== Available data ==

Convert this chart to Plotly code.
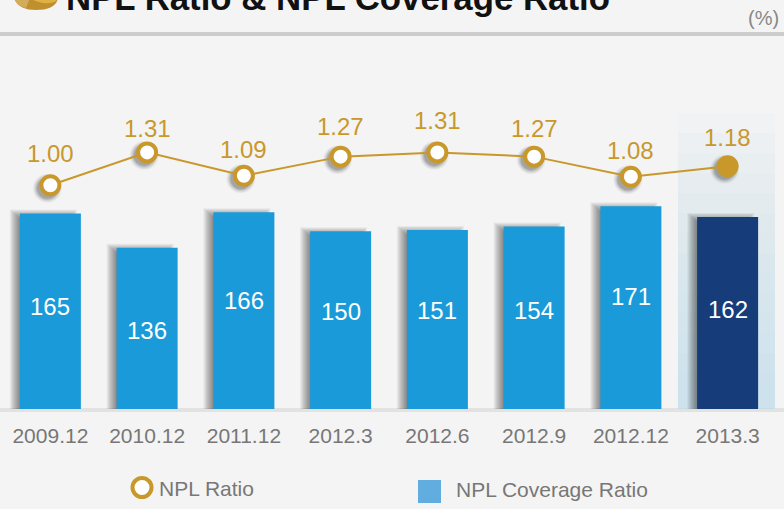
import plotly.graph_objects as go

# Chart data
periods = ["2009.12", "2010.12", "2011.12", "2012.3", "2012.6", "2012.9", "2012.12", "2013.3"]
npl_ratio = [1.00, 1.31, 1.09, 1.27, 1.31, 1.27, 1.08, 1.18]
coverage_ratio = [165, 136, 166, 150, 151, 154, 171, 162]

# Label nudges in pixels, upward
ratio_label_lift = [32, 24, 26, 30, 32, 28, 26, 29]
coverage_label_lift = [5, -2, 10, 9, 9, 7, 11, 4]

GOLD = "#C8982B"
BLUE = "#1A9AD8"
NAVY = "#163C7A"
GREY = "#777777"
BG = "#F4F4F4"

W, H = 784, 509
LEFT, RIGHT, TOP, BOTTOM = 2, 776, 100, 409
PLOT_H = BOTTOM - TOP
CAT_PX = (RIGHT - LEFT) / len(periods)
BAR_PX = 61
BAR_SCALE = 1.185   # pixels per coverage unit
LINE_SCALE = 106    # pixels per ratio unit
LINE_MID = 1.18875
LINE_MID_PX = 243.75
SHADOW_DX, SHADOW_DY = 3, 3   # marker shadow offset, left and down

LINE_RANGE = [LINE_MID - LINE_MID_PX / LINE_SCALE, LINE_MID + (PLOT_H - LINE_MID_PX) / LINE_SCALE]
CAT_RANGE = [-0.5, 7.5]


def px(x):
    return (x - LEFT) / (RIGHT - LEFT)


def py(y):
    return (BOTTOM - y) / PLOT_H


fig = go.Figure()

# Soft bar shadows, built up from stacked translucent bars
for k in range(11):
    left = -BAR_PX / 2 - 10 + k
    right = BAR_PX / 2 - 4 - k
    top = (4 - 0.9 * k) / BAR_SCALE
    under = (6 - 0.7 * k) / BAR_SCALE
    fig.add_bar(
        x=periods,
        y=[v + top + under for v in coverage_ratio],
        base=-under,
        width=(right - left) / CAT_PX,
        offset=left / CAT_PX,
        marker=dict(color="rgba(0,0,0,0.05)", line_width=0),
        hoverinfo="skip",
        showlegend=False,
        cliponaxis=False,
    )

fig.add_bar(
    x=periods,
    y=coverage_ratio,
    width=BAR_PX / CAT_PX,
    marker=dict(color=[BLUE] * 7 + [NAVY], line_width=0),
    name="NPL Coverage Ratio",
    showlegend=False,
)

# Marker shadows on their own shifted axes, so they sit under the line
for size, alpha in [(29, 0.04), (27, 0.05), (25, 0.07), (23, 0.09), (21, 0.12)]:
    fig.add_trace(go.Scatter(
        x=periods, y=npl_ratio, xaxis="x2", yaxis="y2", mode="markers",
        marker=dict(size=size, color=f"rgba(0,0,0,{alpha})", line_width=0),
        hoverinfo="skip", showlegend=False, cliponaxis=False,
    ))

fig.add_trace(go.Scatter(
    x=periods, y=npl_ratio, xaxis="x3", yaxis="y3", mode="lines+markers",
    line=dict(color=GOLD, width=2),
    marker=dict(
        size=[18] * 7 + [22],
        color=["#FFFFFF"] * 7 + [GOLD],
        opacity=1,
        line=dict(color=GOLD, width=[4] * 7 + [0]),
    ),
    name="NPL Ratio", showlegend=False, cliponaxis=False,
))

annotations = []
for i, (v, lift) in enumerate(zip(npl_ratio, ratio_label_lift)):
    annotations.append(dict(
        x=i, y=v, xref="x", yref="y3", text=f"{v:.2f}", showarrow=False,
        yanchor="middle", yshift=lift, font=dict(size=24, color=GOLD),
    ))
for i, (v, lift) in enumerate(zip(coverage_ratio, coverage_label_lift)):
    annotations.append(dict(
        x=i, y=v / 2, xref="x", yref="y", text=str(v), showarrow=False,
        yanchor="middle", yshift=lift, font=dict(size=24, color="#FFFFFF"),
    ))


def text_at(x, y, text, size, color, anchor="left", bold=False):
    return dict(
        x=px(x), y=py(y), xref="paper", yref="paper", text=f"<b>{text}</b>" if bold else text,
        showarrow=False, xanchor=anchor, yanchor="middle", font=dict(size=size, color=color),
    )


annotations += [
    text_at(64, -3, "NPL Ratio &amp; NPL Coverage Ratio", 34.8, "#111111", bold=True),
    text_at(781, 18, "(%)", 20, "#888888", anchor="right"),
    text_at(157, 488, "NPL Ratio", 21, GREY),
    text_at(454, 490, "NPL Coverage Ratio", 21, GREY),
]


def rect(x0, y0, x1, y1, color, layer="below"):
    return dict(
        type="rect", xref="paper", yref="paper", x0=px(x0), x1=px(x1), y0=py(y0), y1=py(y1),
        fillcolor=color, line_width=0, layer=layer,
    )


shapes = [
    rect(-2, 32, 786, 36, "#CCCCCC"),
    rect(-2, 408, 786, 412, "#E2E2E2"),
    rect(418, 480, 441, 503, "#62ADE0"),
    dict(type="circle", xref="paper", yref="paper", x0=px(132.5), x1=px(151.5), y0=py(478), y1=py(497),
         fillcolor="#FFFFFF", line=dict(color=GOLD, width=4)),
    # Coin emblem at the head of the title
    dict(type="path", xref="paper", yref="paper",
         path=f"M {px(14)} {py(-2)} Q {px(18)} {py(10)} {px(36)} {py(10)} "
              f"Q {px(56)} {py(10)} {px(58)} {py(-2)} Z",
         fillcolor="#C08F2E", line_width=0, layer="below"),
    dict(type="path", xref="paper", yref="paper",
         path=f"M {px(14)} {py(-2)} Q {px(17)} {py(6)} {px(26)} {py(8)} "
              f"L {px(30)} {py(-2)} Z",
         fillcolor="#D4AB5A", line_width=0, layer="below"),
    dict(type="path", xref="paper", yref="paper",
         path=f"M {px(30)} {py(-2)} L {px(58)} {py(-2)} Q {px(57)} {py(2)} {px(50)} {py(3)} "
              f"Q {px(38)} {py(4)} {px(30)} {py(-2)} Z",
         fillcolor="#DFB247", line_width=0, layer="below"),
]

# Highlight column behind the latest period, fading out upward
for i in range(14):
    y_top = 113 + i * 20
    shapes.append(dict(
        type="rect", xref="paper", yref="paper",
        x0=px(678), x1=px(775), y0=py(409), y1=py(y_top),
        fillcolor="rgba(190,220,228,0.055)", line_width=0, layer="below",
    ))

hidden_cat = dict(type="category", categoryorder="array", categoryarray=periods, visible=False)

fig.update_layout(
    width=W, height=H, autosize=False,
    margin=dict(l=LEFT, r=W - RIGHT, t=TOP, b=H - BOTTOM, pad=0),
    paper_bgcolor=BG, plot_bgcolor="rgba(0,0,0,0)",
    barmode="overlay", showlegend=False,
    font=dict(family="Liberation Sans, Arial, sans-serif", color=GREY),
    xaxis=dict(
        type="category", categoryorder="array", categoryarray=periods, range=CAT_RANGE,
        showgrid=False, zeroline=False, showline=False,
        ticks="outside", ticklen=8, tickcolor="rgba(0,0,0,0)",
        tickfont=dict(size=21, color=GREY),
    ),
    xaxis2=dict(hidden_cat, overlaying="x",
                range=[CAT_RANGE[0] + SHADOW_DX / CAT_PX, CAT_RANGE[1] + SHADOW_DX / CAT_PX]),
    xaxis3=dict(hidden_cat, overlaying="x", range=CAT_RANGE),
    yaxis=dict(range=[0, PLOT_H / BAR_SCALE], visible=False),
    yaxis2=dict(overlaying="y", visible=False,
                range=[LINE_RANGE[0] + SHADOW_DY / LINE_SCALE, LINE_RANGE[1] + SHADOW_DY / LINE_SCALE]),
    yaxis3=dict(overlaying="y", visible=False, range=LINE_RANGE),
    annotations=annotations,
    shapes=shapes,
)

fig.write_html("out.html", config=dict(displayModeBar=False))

===

Retype the whole listing, keeping every line identical and omitting all pictures.

* **Exercise answer**
Convert this chart to Plotly code.
import plotly.graph_objects as go

# Chart data
periods = ["2009.12", "2010.12", "2011.12", "2012.3", "2012.6", "2012.9", "2012.12", "2013.3"]
npl_ratio = [1.00, 1.31, 1.09, 1.27, 1.31, 1.27, 1.08, 1.18]
coverage_ratio = [165, 136, 166, 150, 151, 154, 171, 162]

# Label nudges in pixels, upward
ratio_label_lift = [32, 24, 26, 30, 32, 28, 26, 29]
coverage_label_lift = [5, -2, 10, 9, 9, 7, 11, 4]

GOLD = "#C8982B"
BLUE = "#1A9AD8"
NAVY = "#163C7A"
GREY = "#777777"
BG = "#F4F4F4"

W, H = 784, 509
LEFT, RIGHT, TOP, BOTTOM = 2, 776, 100, 409
PLOT_H = BOTTOM - TOP
CAT_PX = (RIGHT - LEFT) / len(periods)
BAR_PX = 61
BAR_SCALE = 1.185   # pixels per coverage unit
LINE_SCALE = 106    # pixels per ratio unit
LINE_MID = 1.18875
LINE_MID_PX = 243.75
SHADOW_DX, SHADOW_DY = 3, 3   # marker shadow offset, left and down

LINE_RANGE = [LINE_MID - LINE_MID_PX / LINE_SCALE, LINE_MID + (PLOT_H - LINE_MID_PX) / LINE_SCALE]
CAT_RANGE = [-0.5, 7.5]


def px(x):
    return (x - LEFT) / (RIGHT - LEFT)


def py(y):
    return (BOTTOM - y) / PLOT_H


fig = go.Figure()

# Soft bar shadows, built up from stacked translucent bars
for k in range(11):
    left = -BAR_PX / 2 - 10 + k
    right = BAR_PX / 2 - 4 - k
    top = (4 - 0.9 * k) / BAR_SCALE
    under = (6 - 0.7 * k) / BAR_SCALE
    fig.add_bar(
        x=periods,
        y=[v + top + under for v in coverage_ratio],
        base=-under,
        width=(right - left) / CAT_PX,
        offset=left / CAT_PX,
        marker=dict(color="rgba(0,0,0,0.05)", line_width=0),
        hoverinfo="skip",
        showlegend=False,
        cliponaxis=False,
    )

fig.add_bar(
    x=periods,
    y=coverage_ratio,
    width=BAR_PX / CAT_PX,
    marker=dict(color=[BLUE] * 7 + [NAVY], line_width=0),
    name="NPL Coverage Ratio",
    showlegend=False,
)

# Marker shadows on their own shifted axes, so they sit under the line
for size, alpha in [(29, 0.04), (27, 0.05), (25, 0.07), (23, 0.09), (21, 0.12)]:
    fig.add_trace(go.Scatter(
        x=periods, y=npl_ratio, xaxis="x2", yaxis="y2", mode="markers",
        marker=dict(size=size, color=f"rgba(0,0,0,{alpha})", line_width=0),
        hoverinfo="skip", showlegend=False, cliponaxis=False,
    ))

fig.add_trace(go.Scatter(
    x=periods, y=npl_ratio, xaxis="x3", yaxis="y3", mode="lines+markers",
    line=dict(color=GOLD, width=2),
    marker=dict(
        size=[18] * 7 + [22],
        color=["#FFFFFF"] * 7 + [GOLD],
        opacity=1,
        line=dict(color=GOLD, width=[4] * 7 + [0]),
    ),
    name="NPL Ratio", showlegend=False, cliponaxis=False,
))

annotations = []
for i, (v, lift) in enumerate(zip(npl_ratio, ratio_label_lift)):
    annotations.append(dict(
        x=i, y=v, xref="x", yref="y3", text=f"{v:.2f}", showarrow=False,
        yanchor="middle", yshift=lift, font=dict(size=24, color=GOLD),
    ))
for i, (v, lift) in enumerate(zip(coverage_ratio, coverage_label_lift)):
    annotations.append(dict(
        x=i, y=v / 2, xref="x", yref="y", text=str(v), showarrow=False,
        yanchor="middle", yshift=lift, font=dict(size=24, color="#FFFFFF"),
    ))


def text_at(x, y, text, size, color, anchor="left", bold=False):
    return dict(
        x=px(x), y=py(y), xref="paper", yref="paper", text=f"<b>{text}</b>" if bold else text,
        showarrow=False, xanchor=anchor, yanchor="middle", font=dict(size=size, color=color),
    )


annotations += [
    text_at(64, -3, "NPL Ratio &amp; NPL Coverage Ratio", 34.8, "#111111", bold=True),
    text_at(781, 18, "(%)", 20, "#888888", anchor="right"),
    text_at(157, 488, "NPL Ratio", 21, GREY),
    text_at(454, 490, "NPL Coverage Ratio", 21, GREY),
]


def rect(x0, y0, x1, y1, color, layer="below"):
    return dict(
        type="rect", xref="paper", yref="paper", x0=px(x0), x1=px(x1), y0=py(y0), y1=py(y1),
        fillcolor=color, line_width=0, layer=layer,
    )


shapes = [
    rect(-2, 32, 786, 36, "#CCCCCC"),
    rect(-2, 408, 786, 412, "#E2E2E2"),
    rect(418, 480, 441, 503, "#62ADE0"),
    dict(type="circle", xref="paper", yref="paper", x0=px(132.5), x1=px(151.5), y0=py(478), y1=py(497),
         fillcolor="#FFFFFF", line=dict(color=GOLD, width=4)),
    # Coin emblem at the head of the title
    dict(type="path", xref="paper", yref="paper",
         path=f"M {px(14)} {py(-2)} Q {px(18)} {py(10)} {px(36)} {py(10)} "
              f"Q {px(56)} {py(10)} {px(58)} {py(-2)} Z",
         fillcolor="#C08F2E", line_width=0, layer="below"),
    dict(type="path", xref="paper", yref="paper",
         path=f"M {px(14)} {py(-2)} Q {px(17)} {py(6)} {px(26)} {py(8)} "
              f"L {px(30)} {py(-2)} Z",
         fillcolor="#D4AB5A", line_width=0, layer="below"),
    dict(type="path", xref="paper", yref="paper",
         path=f"M {px(30)} {py(-2)} L {px(58)} {py(-2)} Q {px(57)} {py(2)} {px(50)} {py(3)} "
              f"Q {px(38)} {py(4)} {px(30)} {py(-2)} Z",
         fillcolor="#DFB247", line_width=0, layer="below"),
]

# Highlight column behind the latest period, fading out upward
for i in range(14):
    y_top = 113 + i * 20
    shapes.append(dict(
        type="rect", xref="paper", yref="paper",
        x0=px(678), x1=px(775), y0=py(409), y1=py(y_top),
        fillcolor="rgba(190,220,228,0.055)", line_width=0, layer="below",
    ))

hidden_cat = dict(type="category", categoryorder="array", categoryarray=periods, visible=False)

fig.update_layout(
    width=W, height=H, autosize=False,
    margin=dict(l=LEFT, r=W - RIGHT, t=TOP, b=H - BOTTOM, pad=0),
    paper_bgcolor=BG, plot_bgcolor="rgba(0,0,0,0)",
    barmode="overlay", showlegend=False,
    font=dict(family="Liberation Sans, Arial, sans-serif", color=GREY),
    xaxis=dict(
        type="category", categoryorder="array", categoryarray=periods, range=CAT_RANGE,
        showgrid=False, zeroline=False, showline=False,
        ticks="outside", ticklen=8, tickcolor="rgba(0,0,0,0)",
        tickfont=dict(size=21, color=GREY),
    ),
    xaxis2=dict(hidden_cat, overlaying="x",
                range=[CAT_RANGE[0] + SHADOW_DX / CAT_PX, CAT_RANGE[1] + SHADOW_DX / CAT_PX]),
    xaxis3=dict(hidden_cat, overlaying="x", range=CAT_RANGE),
    yaxis=dict(range=[0, PLOT_H / BAR_SCALE], visible=False),
    yaxis2=dict(overlaying="y", visible=False,
                range=[LINE_RANGE[0] + SHADOW_DY / LINE_SCALE, LINE_RANGE[1] + SHADOW_DY / LINE_SCALE]),
    yaxis3=dict(overlaying="y", visible=False, range=LINE_RANGE),
    annotations=annotations,
    shapes=shapes,
)

fig.write_html("out.html", config=dict(displayModeBar=False))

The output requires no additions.